Daniel Connell, president with Touchstone Advanced Composites, explained the company sells its tools and parts to the biggest name aerospace interests in America. The products are mostly created with carbon fiber composite parts. These are light-weight, high-strength and high-performance items used in creating next generation aircraft, he explained.
“Our industrial heritage is paving an innovative future, and we can be leaders not just in energy,” Connell said. “What the expansion does for us is allow us to grow into more than just making C-Foam and Aerospace tools. We can also the C-Foam and tools to make aerospace parts. That also opens up a tremendous growth opportunity for the company and for the region. That is where the big market growth is.
“The C-Foam and our tooling are kind of our secret sauce.
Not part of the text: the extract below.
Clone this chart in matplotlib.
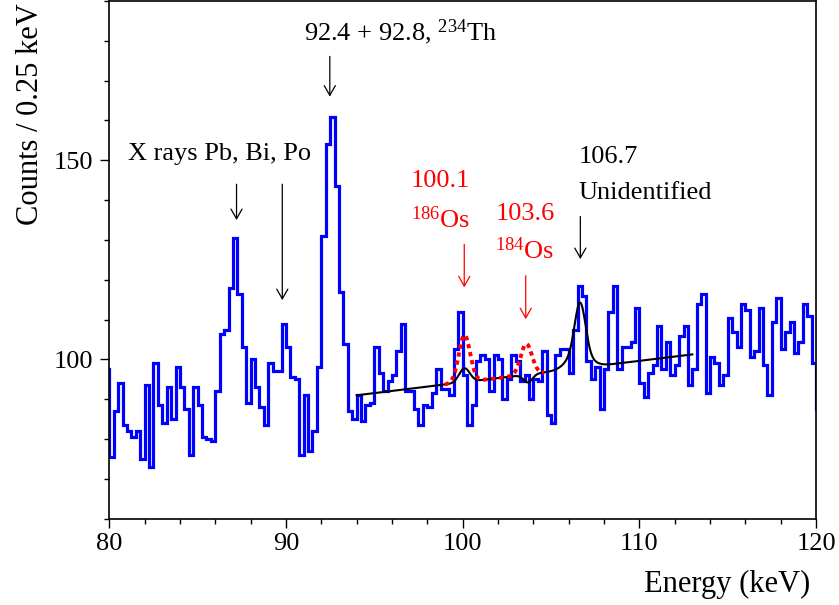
import numpy as np
import matplotlib
matplotlib.use("Agg")
import matplotlib.pyplot as plt
from matplotlib.ticker import MultipleLocator

plt.rcParams['font.family'] = ['Liberation Serif', 'DejaVu Serif']
plt.rcParams['mathtext.fontset'] = 'custom'
plt.rcParams['mathtext.rm'] = 'Liberation Serif'
plt.rcParams['mathtext.it'] = 'Liberation Serif:italic'

# histogram, 0.25 keV bins; first value is the bin 79.75-80 (clipped at the axis),
# last value is the bin 120-120.25 (also clipped)
bin_width = 0.25
first_edge = 79.75
counts = [97.5,
          75.5, 87, 94, 83.5,        # 80
          82, 80.5, 82, 75,          # 81
          93.5, 73, 99, 88.5,        # 82
          84, 93, 85, 98,            # 83
          93, 87.5, 76, 93,          # 84
          88.5, 80.5, 80, 79.5,      # 85
          92, 106.5, 107.5, 118,     # 86
          130.5, 116.5, 103, 89,     # 87
          100, 93, 88, 83.5,         # 88
          99, 97, 97, 109,           # 89
          103, 95.5, 95, 76,         # 90
          91, 77, 82, 98,            # 91
          131, 154, 161, 143.5,      # 92
          117, 104, 87, 85,          # 93
          91, 84.5, 88.5, 89,        # 94
          103, 96.5, 92, 94.5,       # 95
          96, 102, 109, 92,          # 96
          92, 87.5, 83.5, 88.5,      # 97
          88, 91.5, 97.5, 92.5,      # 98
          92.5, 91, 102.5, 112,      # 99
          96, 83.5, 88.5, 99.5,      # 100
          101, 100, 92, 101,         # 101
          100, 90, 95, 101,          # 102
          99.5, 94.5, 96, 90,        # 103
          95, 94.5, 102, 86,         # 104
          84, 101, 102.5, 102.5,     # 105
          96.5, 107.5, 118.5, 116,   # 106
          99.5, 95, 98, 87.5,        # 107
          97.5, 112, 118.5, 97.5,    # 108
          103, 103, 104.5, 113,      # 109
          94, 90.5, 96.5, 98.5,      # 110
          108.5, 97.5, 104.5, 96,    # 111
          98.5, 106, 108.5, 93.5,    # 112
          97.5, 114, 116.5, 91.5,    # 113
          100.5, 99, 93.5, 96,       # 114
          110.5, 107, 103, 114,      # 115
          112.5, 100.5, 102, 113,    # 116
          98.5, 91, 109.5, 115.5,    # 117
          102.5, 107, 109.5, 101.5,  # 118
          104.5, 114, 111, 99,       # 119
          87.5]

# fit: linear background + gaussians (centre, amplitude, sigma)
bg_ref_e = 94.0
bg_ref_counts = 91.0
bg_slope = 0.54
fit_range = (94.0, 113.0)
fit_peaks = [(100.1, 3.5, 0.3), (103.7, -2.0, 0.25),
             (106.65, 12.5, 0.3), (106.55, 4.0, 0.6)]
# expected Os lines (red dotted)
os_range = (99.0, 104.6)
os_peaks = [(100.1, 11.8, 0.32), (103.6, 7.7, 0.32)]

# labels: text, x, y (baseline), colour
labels = [("92.4 + 92.8, $^{234}$Th", 91.0, 180.1, "black"),
          ("X rays Pb, Bi, Po", 81.05, 150.1, "black"),
          ("100.1", 97.07, 143.2, "red"),
          ("$^{186}$Os", 97.07, 133.1, "red"),
          ("103.6", 101.85, 135.0, "red"),
          ("$^{184}$Os", 101.85, 125.2, "red"),
          ("106.7", 106.55, 149.3, "black"),
          ("Unidentified", 106.55, 140.3, "black")]
# arrows: x, y from, y to, colour
arrows = [(92.48, 176.1, 166.0, "black"),
          (87.2, 144.0, 135.0, "black"),
          (89.79, 144.0, 114.9, "black"),
          (100.09, 128.9, 118.1, "red"),
          (103.57, 121.0, 110.1, "red"),
          (106.66, 135.9, 125.2, "black")]


def model(e, peaks):
    y = bg_ref_counts + bg_slope * (e - bg_ref_e)
    for c, a, s in peaks:
        y = y + a * np.exp(-0.5 * ((e - c) / s) ** 2)
    return y


fig = plt.figure(figsize=(8.39, 6.05), dpi=100)
ax = fig.add_axes([0.1303, 0.1426, 0.8423, 0.8557])

edges = first_edge + bin_width * np.arange(len(counts) + 1)
ax.stairs(counts, edges, baseline=None, color="blue", lw=2.3)

e_fit = np.linspace(fit_range[0], fit_range[1], 800)
ax.plot(e_fit, model(e_fit, fit_peaks), color="black", lw=1.5)

e_os = np.linspace(os_range[0], os_range[1], 400)
ax.plot(e_os, model(e_os, os_peaks), color="red", lw=2.8, ls=(0, (1.1, 1.0)))

for txt, x, y, col in labels:
    ax.text(x, y, txt, color=col, fontsize=19, va="baseline", ha="left")
for x, y0, y1, col in arrows:
    ax.annotate("", xy=(x, y1), xytext=(x, y0),
                arrowprops=dict(arrowstyle="->,head_length=0.7,head_width=0.4",
                                color=col, lw=0.9, mutation_scale=10,
                                shrinkA=0, shrinkB=0))

ax.set_xlim(80, 120)
ax.set_ylim(60, 190)
ax.xaxis.set_major_locator(MultipleLocator(10))
ax.xaxis.set_minor_locator(MultipleLocator(2))
ax.yaxis.set_major_locator(MultipleLocator(50))
ax.yaxis.set_minor_locator(MultipleLocator(10))
ax.tick_params(which="both", direction="out", labelsize=19, width=1.0)
ax.tick_params(which="major", length=6.5, pad=4)
ax.tick_params(which="minor", length=3.4)
ax.tick_params(axis="y", which="major", length=6.8, pad=5)
for sp in ax.spines.values():
    sp.set_linewidth(1.2)

fig.text(0.0358, 0.995, "Counts / 0.25 keV", rotation=90, ha="center", va="top", fontsize=22)
fig.text(0.9654, 0.0215, "Energy (keV)", ha="right", va="baseline", fontsize=22)

fig.savefig("out.png", dpi=100)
The parts provide a really good growth opportunity on top of that.”
The move “is not just about space,” but “about people,” he continued.
“We have 50 employees working in this building, and we expect it to double over time to more than 100. That is really exciting,” Connell said.
A “clean room” off from the main area of the new building provides an extra 7,000 square feet of space “just to make airplane parts,” explained Brian Joseph, president and CEO of Touchstone Research Laboratories.
Joseph led the team that created C-Foam around 2005. In 2013, Touchstone Research Laboratories spun off its C-Foam production component into Touchstone Advanced Components. Touchstone Advanced Components then was acquired by CONSOL Energy in 2023, and Consol Energy became what is now part of Core Natural Resources.
On Friday, Joseph celebrated just how far Touchstone has come since he started the business nearly 30 years ago. At that time, he utilized a small pizza oven to make Touchstone’s first composite parts.
“In this building, we take coal that’s been pulled out of the ground and end up building aerospace products – things that go to space. It’s just amazing. It’s amazing the scale that we do here,” he said.
“From a small pizza oven, we’ve grown to large autoclaves to large scale production. It’s amazing… This is what I thought would happen, and I hope it happens much bigger than this. That’s the dream.”